Ney’in içli içli çıkan sesini bilirsiniz. Ancak onun yalnızca bir üflemeli çalgı aleti olduğunu düşünmek oldukça büyük bir yanlıştır. Tasavvufta neyin oldukça hüzünlü ve mânâlı bir öyküsü vardır.
Ney ve Kamışlık
Ney, kelime anlamıyla “kamış” anlamına gelmektedir.
Mevlana’nın da mesnevisinde anlattığına göre, derler ki;
Kamışlar işlenmek için kamışlıktan koparılır. Ve ana diyarından koptuğu için çıkardığı ses, bu ayrılığın feryadıdır.
“ Kestiler sazlık içinden” der beni,
Dinler ağlar hem kadın hem er beni. “
Sıla
Vatanından ayrı kalan neye, gittiği her yer gurbet gibi Gelir. Ve bir gün vatanına yeniden kavuşabilme umuduyla yanık yanık inler durur. Bu inleme, sılanın, özlemin feryâdıdır.

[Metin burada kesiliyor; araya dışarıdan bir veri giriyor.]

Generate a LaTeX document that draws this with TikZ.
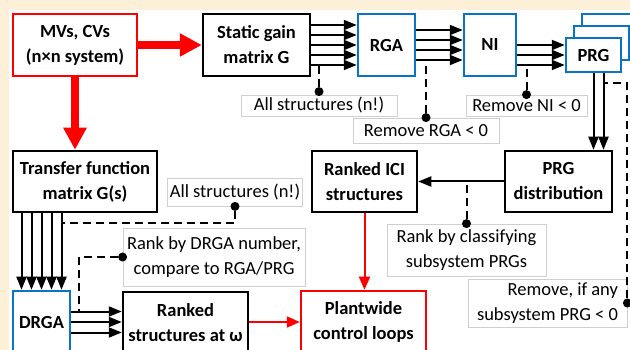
\documentclass[tikz,border=0pt]{standalone}
\usepackage{fontspec}
\setmainfont{Carlito}
\usetikzlibrary{arrows.meta, calc}
\definecolor{cream}{HTML}{FCF1D8}
\definecolor{boxblue}{HTML}{0A74C4}
\definecolor{notegray}{HTML}{CFCFCF}

\begin{document}
\begin{tikzpicture}[x=1pt, y=-1pt,
    every node/.style={font=\fontsize{18.5}{25}\selectfont},
    box/.style={draw, line width=2.5pt, fill=white, align=center, inner sep=2pt,
                font=\fontsize{18.5}{25}\selectfont\bfseries},
    bluebox/.style={box, draw=boxblue},
    redbox/.style={box, draw=red},
    note/.style={draw=notegray, line width=0.8pt, fill=white, align=center, inner sep=2pt},
    arr/.style={-{Triangle[length=13pt,width=10pt]}, line width=2pt},
    redarr/.style={-{Triangle[length=13pt,width=11pt]}, line width=2pt, red},
    bigarr/.style={-{Triangle[length=22pt,width=22pt]}, line width=8.5pt, red},
    dsh/.style={dash pattern=on 8pt off 5pt, line width=2pt},
    blob/.style={circle, fill, inner sep=0pt, minimum size=9pt}]
    \useasboundingbox (0,0) rectangle (630,350);
    \fill[cream] (0,0) rectangle (630,350);
    \fill[white] (9,10) rectangle (630,350);
    \clip (0,0) rectangle (630,350);

    % top row
    \node[redbox, minimum width=124pt, minimum height=62pt] (mv) at (75,45) {MVs, CVs\\(n×n system)};
    \node[box, minimum width=107pt, minimum height=62pt] (static) at (256.5,45) {Static gain\\matrix G};
    \node[bluebox, minimum width=57pt, minimum height=62pt] (rga) at (386.5,45) {RGA};
    \node[bluebox, minimum width=52pt, minimum height=62pt] (ni) at (490,45) {NI};
    \node[bluebox, minimum width=55pt, minimum height=34pt] (prgc) at (609.5,31) {};
    \node[bluebox, minimum width=55pt, minimum height=34pt] (prgb) at (601.5,43) {};
    \node[bluebox, minimum width=55pt, minimum height=34pt] (prg) at (593.5,55) {PRG};

    % middle row
    \node[box, minimum width=144pt, minimum height=61pt] (tf) at (85,181.5) {Transfer function\\matrix G(s)};
    \node[box, minimum width=105pt, minimum height=61pt] (ici) at (364.5,181.5) {Ranked ICI\\structures};
    \node[box, minimum width=107pt, minimum height=61pt] (dist) at (558.5,181.5) {PRG\\distribution};

    % bottom row
    \node[bluebox, minimum width=57pt, minimum height=62pt] (drga) at (41.5,322) {DRGA};
    \node[box, minimum width=125pt, minimum height=62pt] (rank) at (185.5,323) {Ranked\\structures at ω};
    \node[redbox, minimum width=125pt, minimum height=62pt] (plant) at (363.5,322) {Plantwide\\control loops};

    % notes
    \node[note, minimum width=156pt, minimum height=21pt] (n1) at (319,105.5) {All structures (n!)};
    \node[note, minimum width=146pt, minimum height=25pt] (n2) at (426,130.5) {Remove RGA < 0};
    \node[note, minimum width=121pt, minimum height=21pt] (n3) at (526.5,105.5) {Remove NI < 0};
    \node[note, minimum width=134pt, minimum height=28pt] (n4) at (235,192) {All structures (n!)};
    \node[note, minimum width=182pt, minimum height=58pt] (n5) at (214,257) {Rank by DRGA number,\\compare to RGA/PRG};
    \node[note, minimum width=159pt, minimum height=52pt] (n6) at (466.5,250) {Rank by classifying\\subsystem PRGs};
    \node[note, align=right, minimum width=159pt, minimum height=48pt] (n7) at (547.5,303) {Remove, if any\\subsystem PRG < 0};

    % parallel arrows
    \foreach \d in {-20,-10,0,10,20}
      \draw[arr] ($(static.east)+(0,\d)$) -- ($(rga.west)+(0,\d)$);
    \foreach \d in {-15,-5,5,15}
      \draw[arr] ($(rga.east)+(0,\d)$) -- ($(ni.west)+(0,\d)$);
    \foreach \d in {-10,0,10} {
      \path ($(prg.west)+(0,\d)$) coordinate (t);
      \draw[arr] (ni.east |- t) -- (t);
    }
    \foreach \d in {0,10} {
      \path ($(prg.south)+(\d,0)$) coordinate (t);
      \draw[arr] (t) -- (t |- dist.north);
    }
    \foreach \d in {-20,-10,0,10,20} {
      \path ($(drga.north)+(\d,0)$) coordinate (t);
      \draw[arr] (t |- tf.south) -- (t);
    }
    \foreach \d in {-10.5,0,10.5} {
      \path ($(drga.east)+(0,\d)$) coordinate (t);
      \draw[arr] (t) -- (rank.west |- t);
    }
    \draw[arr] (dist) -- (ici);

    % red arrows
    \draw[bigarr] (mv) -- (static);
    \draw[bigarr] (mv.south) -- (mv.south |- tf.north);
    \draw[redarr] (ici.south) -- (ici.south |- plant.north);
    \draw[redarr] (rank.east |- plant.west) -- (plant.west);

    % dashed links to notes
    \coordinate (sg) at ($(static.east)+(0,20)$);
    \coordinate (rn) at ($(rga.east)+(0,15)$);
    \coordinate (np) at ($(prg.west)+(0,10)$);
    \coordinate (pr) at ($(prg.south)+(10,10)$);
    \coordinate (tq) at ($(drga.north |- tf.south)+(20,10)$);
    \coordinate (dq) at ($(drga.east)+(8,-10.5)$);
    \node[blob] (d1) at ($(n1.north)+(0,-3)$) {};
    \node[blob] (d2) at (n2.north) {};
    \node[blob] (d3) at (n3.north) {};
    \node[blob] (d4) at (n4.south) {};
    \node[blob] (d5) at (n5.west) {};
    \node[blob] (d6) at (n6.north) {};
    \node[blob] (d7) at (n7.east) {};
    \draw[dsh] (d1) -- (d1 |- sg);
    \draw[dsh] (d2) -- (d2 |- rn);
    \draw[dsh] (d3) -- (d3 |- np);
    \draw[dsh] (d7) -- (d7 |- pr) -- (pr);
    \draw[dsh] (d6) -- (d6 |- dist.west);
    \draw[dsh] (d4) -- (d4 |- tq) -- (tq);
    \draw[dsh] (d5) -- (d5 -| dq) -- (dq);
\end{tikzpicture}
\end{document}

“Asılı kaybetmişse bir insan arar,
Asıla dönmek için hep uygun an arar.
Kah dosta yoldaş olup, kah düşmana,
İnleyip sesler duyurdum her yana.”
İnsan-ı Kamil ve Ney
Mesnevide bu şekilde, ney’in ağzından anlatılan öyküsünün bir başka tarafı daha vardır. Ney, aslında bu özellikleriyle insan-ı kâmili temsil eder.
İnsan-ı kâmil; bazı zorluk ve mertebelerden geçerek olgunlaşmış insan anlamına gelir. Sazlıktan kopartılarak vatan özlemiyle sürekli inleyen ney gibi insan da asıl vatanı olan ilahi âlemden uzak kalarak dünyaya düşmüştür. Bu sınav yerine, dünyaya düşen insanın inleyen sesi adeta neyin sesidir.